Problem details
Write the lines out again, from the top of the material to the line containing "import plotly.graph_objects as go", pictures excluded.

[Stored dataset items]
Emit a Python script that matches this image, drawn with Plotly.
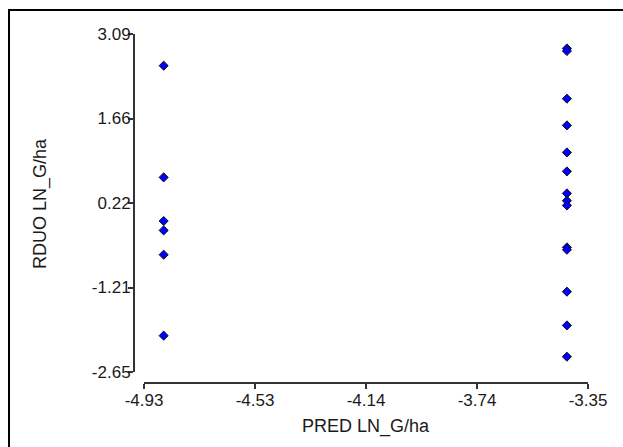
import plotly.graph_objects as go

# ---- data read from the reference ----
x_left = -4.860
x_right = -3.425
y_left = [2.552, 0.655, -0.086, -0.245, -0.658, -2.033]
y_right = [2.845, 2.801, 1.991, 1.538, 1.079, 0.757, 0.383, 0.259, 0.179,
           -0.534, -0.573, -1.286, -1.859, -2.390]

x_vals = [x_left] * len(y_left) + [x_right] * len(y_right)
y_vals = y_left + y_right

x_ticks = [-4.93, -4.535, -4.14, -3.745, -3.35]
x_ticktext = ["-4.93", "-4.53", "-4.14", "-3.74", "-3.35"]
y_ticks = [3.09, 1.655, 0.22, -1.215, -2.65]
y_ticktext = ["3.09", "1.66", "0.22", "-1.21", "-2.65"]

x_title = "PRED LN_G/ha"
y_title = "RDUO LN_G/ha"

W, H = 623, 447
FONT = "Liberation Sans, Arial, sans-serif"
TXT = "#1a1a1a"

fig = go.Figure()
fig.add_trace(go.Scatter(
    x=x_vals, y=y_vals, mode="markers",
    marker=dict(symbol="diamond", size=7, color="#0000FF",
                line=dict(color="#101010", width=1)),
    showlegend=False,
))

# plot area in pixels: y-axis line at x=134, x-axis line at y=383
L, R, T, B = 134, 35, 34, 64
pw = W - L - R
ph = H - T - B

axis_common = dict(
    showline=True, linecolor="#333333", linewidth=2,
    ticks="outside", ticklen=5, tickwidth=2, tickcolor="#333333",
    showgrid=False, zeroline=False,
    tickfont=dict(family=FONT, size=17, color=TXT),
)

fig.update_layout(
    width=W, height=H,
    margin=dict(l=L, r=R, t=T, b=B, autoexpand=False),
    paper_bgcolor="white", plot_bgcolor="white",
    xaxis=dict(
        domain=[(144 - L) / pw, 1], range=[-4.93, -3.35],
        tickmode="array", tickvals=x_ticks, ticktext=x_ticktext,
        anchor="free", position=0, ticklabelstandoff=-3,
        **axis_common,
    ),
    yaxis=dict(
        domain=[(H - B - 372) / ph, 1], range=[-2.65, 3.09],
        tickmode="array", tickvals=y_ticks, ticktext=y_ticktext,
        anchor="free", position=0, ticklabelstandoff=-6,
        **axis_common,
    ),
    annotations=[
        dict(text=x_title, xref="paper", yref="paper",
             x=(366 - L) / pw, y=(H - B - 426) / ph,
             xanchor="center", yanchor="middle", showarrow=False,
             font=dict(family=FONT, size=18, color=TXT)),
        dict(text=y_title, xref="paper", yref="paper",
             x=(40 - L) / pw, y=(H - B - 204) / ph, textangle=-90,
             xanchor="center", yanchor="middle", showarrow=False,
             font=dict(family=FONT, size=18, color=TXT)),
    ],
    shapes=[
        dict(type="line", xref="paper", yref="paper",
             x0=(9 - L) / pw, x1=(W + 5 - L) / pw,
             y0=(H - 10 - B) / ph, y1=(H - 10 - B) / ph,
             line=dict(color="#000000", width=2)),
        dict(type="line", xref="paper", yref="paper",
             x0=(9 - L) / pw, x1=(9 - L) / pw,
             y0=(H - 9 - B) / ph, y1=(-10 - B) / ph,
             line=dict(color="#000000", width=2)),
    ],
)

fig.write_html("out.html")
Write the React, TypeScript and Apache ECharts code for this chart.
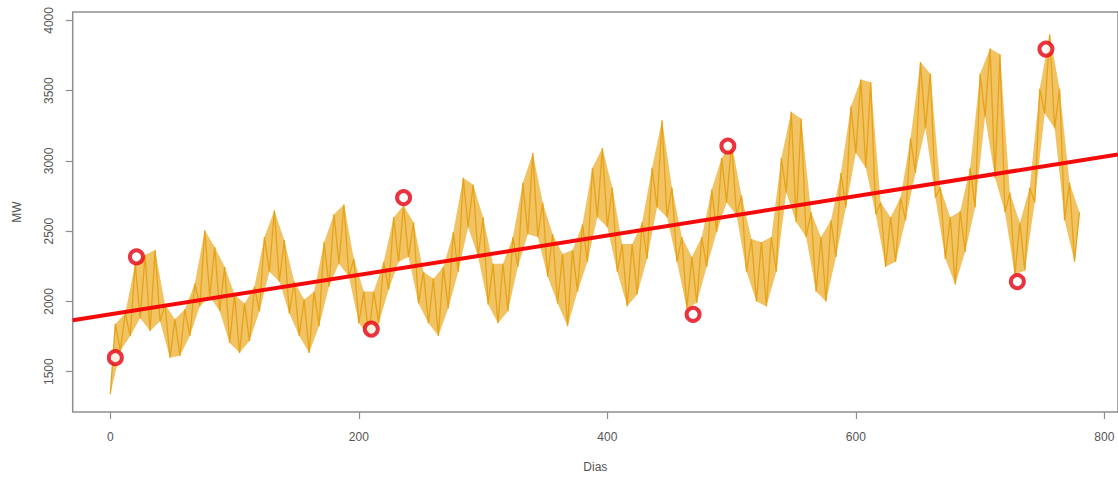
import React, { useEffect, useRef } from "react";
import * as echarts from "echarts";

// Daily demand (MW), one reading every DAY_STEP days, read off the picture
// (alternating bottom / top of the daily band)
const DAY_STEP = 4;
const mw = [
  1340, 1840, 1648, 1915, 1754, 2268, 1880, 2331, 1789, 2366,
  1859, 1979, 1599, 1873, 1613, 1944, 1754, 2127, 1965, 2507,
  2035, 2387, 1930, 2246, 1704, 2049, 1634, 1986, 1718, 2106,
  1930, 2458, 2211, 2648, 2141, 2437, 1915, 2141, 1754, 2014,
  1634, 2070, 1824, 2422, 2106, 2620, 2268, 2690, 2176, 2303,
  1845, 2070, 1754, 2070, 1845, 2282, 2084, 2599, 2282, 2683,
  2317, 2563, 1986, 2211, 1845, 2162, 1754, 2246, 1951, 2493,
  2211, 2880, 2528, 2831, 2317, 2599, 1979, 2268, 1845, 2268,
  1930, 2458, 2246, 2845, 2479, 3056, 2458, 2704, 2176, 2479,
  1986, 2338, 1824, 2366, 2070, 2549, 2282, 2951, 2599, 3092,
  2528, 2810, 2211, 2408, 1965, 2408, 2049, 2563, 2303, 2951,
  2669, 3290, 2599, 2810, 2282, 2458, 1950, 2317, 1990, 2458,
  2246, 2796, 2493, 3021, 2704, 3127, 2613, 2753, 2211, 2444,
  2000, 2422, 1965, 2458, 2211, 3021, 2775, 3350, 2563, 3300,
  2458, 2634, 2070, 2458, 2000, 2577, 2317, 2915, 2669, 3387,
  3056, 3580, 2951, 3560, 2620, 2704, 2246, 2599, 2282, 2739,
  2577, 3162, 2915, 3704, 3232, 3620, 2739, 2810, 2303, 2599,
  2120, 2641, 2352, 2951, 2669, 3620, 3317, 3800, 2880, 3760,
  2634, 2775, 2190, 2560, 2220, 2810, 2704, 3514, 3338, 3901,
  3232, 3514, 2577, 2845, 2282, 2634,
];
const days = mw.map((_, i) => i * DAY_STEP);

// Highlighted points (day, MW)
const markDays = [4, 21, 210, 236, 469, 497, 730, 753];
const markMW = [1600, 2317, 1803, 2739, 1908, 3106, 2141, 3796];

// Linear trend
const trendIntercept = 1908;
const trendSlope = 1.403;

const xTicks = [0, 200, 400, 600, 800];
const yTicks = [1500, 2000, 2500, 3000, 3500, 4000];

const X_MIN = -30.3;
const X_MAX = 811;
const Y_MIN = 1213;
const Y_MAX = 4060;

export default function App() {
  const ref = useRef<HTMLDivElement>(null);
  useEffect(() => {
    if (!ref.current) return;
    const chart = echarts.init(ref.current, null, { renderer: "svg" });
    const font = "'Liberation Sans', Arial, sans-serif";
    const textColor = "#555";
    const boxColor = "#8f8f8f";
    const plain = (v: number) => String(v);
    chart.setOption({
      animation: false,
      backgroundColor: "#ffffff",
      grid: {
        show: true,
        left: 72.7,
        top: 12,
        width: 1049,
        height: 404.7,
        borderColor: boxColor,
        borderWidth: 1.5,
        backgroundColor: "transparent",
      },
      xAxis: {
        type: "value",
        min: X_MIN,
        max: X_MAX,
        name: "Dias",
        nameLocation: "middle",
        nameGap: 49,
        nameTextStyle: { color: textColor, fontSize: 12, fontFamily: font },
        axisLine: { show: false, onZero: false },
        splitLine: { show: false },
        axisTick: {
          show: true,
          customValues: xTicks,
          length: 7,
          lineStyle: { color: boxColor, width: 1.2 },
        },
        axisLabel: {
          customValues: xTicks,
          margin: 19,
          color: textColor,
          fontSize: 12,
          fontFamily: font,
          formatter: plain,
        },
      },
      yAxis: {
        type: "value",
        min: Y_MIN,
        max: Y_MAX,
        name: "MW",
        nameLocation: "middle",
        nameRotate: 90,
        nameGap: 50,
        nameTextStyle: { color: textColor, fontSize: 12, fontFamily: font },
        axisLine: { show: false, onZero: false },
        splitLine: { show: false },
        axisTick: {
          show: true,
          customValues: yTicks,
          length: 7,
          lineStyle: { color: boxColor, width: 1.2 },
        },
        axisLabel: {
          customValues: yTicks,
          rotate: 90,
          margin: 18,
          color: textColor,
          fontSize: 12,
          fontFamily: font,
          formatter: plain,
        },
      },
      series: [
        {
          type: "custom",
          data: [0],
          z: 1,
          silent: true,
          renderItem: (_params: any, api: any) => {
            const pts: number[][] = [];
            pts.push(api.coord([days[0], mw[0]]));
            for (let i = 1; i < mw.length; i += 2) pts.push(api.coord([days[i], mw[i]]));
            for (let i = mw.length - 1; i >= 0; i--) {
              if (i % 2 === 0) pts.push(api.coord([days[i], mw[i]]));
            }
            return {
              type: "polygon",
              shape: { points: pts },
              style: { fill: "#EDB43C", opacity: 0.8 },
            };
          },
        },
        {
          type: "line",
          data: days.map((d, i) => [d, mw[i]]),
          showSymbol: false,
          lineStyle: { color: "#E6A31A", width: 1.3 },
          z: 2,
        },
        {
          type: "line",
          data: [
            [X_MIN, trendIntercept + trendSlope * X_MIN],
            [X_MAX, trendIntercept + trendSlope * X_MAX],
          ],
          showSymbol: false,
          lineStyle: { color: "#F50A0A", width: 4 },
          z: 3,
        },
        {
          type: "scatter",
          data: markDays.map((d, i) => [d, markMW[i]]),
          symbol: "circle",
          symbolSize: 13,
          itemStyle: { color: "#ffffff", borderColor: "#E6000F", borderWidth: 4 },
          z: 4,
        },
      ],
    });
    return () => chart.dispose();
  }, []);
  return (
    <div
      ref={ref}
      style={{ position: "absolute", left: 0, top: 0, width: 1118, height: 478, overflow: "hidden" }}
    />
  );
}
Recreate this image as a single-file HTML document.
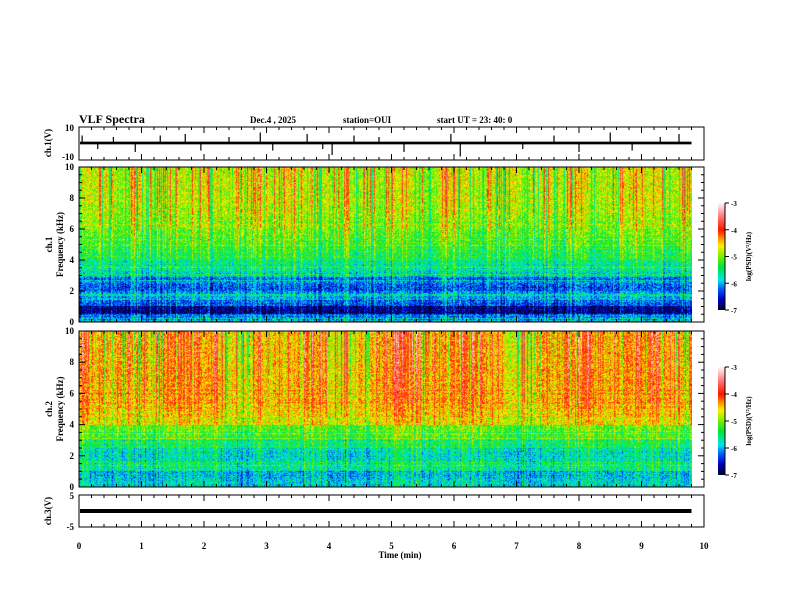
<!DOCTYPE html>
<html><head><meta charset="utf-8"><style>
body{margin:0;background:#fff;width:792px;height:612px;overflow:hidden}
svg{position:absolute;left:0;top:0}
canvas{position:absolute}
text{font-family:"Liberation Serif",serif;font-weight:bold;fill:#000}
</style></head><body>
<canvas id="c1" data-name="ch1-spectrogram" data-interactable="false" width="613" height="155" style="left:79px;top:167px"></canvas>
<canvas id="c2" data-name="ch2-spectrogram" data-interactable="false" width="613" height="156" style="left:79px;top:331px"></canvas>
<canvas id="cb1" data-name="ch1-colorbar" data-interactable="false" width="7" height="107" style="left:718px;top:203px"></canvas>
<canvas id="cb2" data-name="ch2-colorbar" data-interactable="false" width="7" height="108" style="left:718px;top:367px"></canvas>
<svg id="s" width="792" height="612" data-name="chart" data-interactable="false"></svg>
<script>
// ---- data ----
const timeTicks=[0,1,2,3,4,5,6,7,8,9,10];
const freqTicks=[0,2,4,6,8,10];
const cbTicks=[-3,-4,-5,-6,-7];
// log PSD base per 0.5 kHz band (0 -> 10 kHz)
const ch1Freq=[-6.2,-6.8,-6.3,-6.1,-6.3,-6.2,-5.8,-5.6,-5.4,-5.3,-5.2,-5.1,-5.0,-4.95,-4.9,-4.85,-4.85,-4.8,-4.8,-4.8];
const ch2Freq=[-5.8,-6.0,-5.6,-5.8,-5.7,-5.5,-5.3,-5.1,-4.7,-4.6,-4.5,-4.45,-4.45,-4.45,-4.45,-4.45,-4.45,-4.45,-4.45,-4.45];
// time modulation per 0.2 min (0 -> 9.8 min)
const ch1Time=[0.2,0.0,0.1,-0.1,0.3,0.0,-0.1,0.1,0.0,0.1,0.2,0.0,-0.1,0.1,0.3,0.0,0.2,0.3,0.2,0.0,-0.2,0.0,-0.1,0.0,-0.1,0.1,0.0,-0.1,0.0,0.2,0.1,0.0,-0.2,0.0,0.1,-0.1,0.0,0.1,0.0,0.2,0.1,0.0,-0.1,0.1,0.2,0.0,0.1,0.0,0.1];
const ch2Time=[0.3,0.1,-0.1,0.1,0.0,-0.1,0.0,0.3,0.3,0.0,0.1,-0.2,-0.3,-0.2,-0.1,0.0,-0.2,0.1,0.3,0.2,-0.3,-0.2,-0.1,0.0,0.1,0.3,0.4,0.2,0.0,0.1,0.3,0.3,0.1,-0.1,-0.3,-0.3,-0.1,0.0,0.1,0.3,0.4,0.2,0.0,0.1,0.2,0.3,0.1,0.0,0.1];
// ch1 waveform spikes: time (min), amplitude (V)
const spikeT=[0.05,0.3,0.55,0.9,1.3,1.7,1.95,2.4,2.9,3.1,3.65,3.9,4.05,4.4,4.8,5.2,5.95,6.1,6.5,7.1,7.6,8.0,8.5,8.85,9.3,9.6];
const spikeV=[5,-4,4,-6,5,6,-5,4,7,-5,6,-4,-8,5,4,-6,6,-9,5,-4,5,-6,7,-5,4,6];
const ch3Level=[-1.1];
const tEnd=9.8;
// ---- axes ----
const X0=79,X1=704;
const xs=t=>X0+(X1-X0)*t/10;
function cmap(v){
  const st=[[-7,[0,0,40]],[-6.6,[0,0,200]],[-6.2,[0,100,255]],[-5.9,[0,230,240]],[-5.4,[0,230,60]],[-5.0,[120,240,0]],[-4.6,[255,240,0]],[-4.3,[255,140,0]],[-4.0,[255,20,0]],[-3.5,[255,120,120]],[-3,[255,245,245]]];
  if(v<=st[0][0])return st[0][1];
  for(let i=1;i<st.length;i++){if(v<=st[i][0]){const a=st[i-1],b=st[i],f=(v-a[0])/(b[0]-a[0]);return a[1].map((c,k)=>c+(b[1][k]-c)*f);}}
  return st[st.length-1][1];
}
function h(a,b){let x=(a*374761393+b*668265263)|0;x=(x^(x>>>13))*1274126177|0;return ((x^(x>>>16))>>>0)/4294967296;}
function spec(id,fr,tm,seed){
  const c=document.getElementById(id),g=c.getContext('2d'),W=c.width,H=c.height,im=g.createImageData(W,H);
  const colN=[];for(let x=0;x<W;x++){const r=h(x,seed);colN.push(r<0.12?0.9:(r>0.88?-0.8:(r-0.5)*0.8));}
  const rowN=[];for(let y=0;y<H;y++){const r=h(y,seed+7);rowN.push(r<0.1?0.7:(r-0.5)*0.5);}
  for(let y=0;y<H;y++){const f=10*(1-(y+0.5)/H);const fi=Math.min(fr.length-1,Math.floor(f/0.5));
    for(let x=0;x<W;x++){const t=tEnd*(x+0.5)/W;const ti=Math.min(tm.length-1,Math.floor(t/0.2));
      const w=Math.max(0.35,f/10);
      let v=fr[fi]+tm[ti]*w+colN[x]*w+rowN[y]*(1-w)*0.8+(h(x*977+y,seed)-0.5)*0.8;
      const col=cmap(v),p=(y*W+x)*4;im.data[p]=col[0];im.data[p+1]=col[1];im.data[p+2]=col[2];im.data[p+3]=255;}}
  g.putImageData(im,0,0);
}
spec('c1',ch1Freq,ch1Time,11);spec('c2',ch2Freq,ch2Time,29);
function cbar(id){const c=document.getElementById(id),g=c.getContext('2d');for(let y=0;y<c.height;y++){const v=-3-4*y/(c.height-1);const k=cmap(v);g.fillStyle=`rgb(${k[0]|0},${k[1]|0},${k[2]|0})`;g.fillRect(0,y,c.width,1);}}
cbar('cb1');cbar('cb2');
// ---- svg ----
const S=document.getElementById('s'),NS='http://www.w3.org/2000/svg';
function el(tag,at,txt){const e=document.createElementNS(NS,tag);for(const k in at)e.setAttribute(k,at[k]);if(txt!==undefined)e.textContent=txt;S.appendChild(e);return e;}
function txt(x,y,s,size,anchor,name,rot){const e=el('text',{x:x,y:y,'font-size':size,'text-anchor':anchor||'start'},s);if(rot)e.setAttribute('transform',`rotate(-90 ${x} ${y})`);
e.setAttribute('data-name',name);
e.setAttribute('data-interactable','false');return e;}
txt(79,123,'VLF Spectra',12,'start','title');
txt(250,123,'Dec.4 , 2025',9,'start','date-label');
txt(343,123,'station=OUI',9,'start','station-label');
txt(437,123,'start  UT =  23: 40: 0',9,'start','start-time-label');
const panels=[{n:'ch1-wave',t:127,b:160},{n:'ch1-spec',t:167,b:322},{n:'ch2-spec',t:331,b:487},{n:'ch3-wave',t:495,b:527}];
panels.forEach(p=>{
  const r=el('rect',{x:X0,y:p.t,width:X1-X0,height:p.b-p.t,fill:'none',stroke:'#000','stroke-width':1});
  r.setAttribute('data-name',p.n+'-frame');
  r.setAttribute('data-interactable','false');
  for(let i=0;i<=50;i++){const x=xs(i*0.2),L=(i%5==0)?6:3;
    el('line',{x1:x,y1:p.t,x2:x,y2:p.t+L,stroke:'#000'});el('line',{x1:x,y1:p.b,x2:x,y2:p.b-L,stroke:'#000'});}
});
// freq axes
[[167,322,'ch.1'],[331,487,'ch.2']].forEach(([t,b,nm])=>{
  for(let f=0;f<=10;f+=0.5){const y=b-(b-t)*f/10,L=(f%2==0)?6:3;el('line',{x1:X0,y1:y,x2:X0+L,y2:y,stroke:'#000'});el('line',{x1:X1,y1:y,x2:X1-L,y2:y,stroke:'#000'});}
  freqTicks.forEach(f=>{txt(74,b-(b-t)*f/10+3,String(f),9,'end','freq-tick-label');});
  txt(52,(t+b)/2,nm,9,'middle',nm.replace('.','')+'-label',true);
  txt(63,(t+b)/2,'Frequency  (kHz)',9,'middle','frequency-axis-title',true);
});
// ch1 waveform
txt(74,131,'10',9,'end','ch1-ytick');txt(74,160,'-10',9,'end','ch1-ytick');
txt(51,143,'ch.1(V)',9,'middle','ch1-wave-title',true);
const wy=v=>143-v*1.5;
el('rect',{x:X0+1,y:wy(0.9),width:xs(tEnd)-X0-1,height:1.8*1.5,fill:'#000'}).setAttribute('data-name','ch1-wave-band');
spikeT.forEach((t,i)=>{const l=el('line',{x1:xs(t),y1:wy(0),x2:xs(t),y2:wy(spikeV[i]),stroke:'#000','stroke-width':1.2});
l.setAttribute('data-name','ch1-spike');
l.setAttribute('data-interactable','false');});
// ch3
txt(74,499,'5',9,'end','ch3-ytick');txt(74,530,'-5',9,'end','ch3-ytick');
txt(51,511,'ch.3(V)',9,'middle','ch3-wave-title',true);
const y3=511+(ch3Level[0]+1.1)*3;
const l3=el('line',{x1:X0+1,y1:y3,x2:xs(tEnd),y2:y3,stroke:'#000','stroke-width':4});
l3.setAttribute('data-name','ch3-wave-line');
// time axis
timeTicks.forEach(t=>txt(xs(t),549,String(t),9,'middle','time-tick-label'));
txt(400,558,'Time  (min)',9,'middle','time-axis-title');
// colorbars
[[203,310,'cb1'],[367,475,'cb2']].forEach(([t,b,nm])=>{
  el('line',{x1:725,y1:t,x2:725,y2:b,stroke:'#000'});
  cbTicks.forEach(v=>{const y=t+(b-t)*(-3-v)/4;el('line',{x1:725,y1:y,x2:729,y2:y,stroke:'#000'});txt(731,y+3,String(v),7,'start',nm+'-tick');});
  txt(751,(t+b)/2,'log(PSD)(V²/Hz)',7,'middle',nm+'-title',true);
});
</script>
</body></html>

Completed exercise
Emit a Python script that matches this image, drawn with Plotly.
import plotly.graph_objects as go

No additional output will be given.